Стыдно будет потом Графу Ивану за эти свои глупые догадки. Потом-то он понял, что это болезнь почудила. Но какой-то недобрый, нехороший осадок от того полночного видения всё-таки остался на душе. Хотя Граф старался виду не подать. Несколько раз он совершенно искренне говорил, что очень и очень благодарен старику за то, что нянькался с больными, лечил, на ноги ставил – и Графа, и Пегаса-Крылача. И всё-таки осадок от полночного видения не давал покоя. И однажды – сам того не желая – Граф сказал:
– Ты частенько любишь повторять: ваш покорный слуга, ваш покорный слуга. А ну-ка, ответь мне, покорный… А где пистолеты, которые я на кузнице делал? Где?

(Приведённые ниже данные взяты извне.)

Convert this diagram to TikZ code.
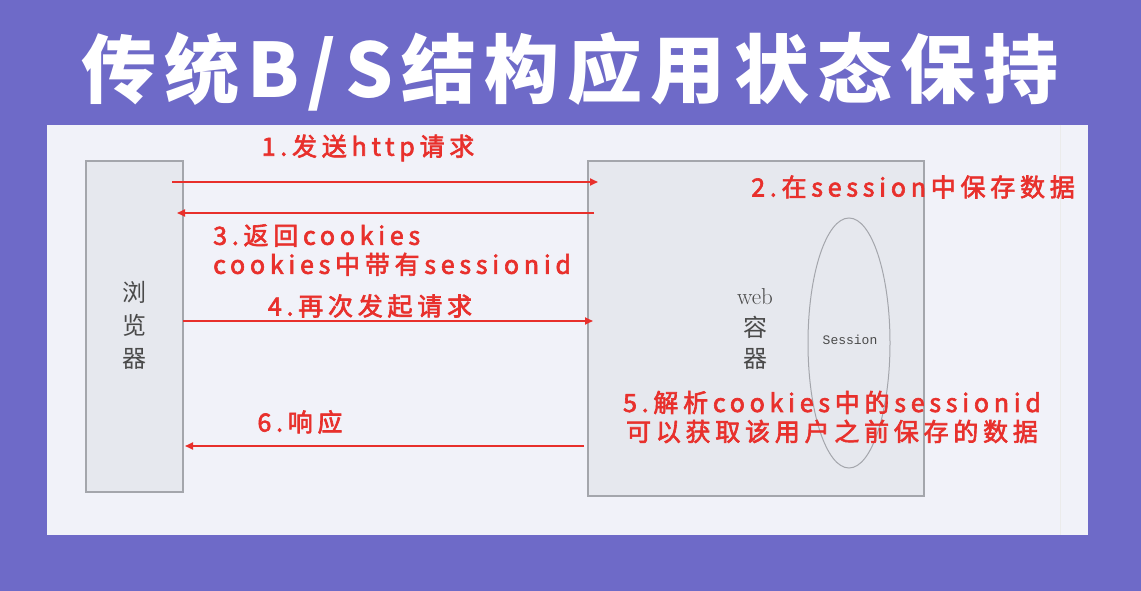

И покорный ответил, как ни в чём не бывало:
– Так я их отдал по назначению. Они получились такие хорошие, французский комар носа не подточил.
– Да? – Граф Оман был изумлён. – А ты говорил, будто мне это только приснилось? А те, настоящие? Где они?
Помолчав, старик неохотно ответил:
– В надёжном месте. Скоро покажу, где именно. Ты должен знать. Ваш покорный слуга, он ведь не вечный. Помру, так чтобы знал, где они спрятаны.
Граф смутился.
– Живи, чего уж там. Я просто так спросил…
– Нет! – покорный слуга неожиданно загорячился. – Нет, милый Граф! Не надо «просто так». Надо быть готовым к тому, что тебе с какой-нибудь сволочью нужно будет стреляться. Я помню Кишинёв. Помню, как солнце русской поэзии просыпается… Голый сидел на кровати и стрелял из пистолета в стену. И в Одессе, и в Михайловском он палил в белый свет, как в копеечку. До сотни выстрелов за одно только утро. Прикинь! А в кишиневский период он завёл себе железную палку с которой уже не расставался. Я говорю: «Зачем?» А он: «Для того, чтобы рука была твёрже: если придётся стреляться, чтобы не дрогнула». Понимаешь, к чему тебе надо готовиться?
– А я-то думал… – Граф был разочарован. – Думал, надо готовиться к тому, чтоб гениально написать свой «гений чистой красоты…»
– Это было уже. И написано это, между прочим, не Пушкиным. Да, да. А чего ты рот разинул? «Гений чистой красоты» – принадлежит Василию Жуковскому. А Пушкин эту строчку взял, что называется, взаймы. Не удивляйся, Граф. В литературе такое случается. Мы с тобой когда-нибудь ещё поговорим на эту тему.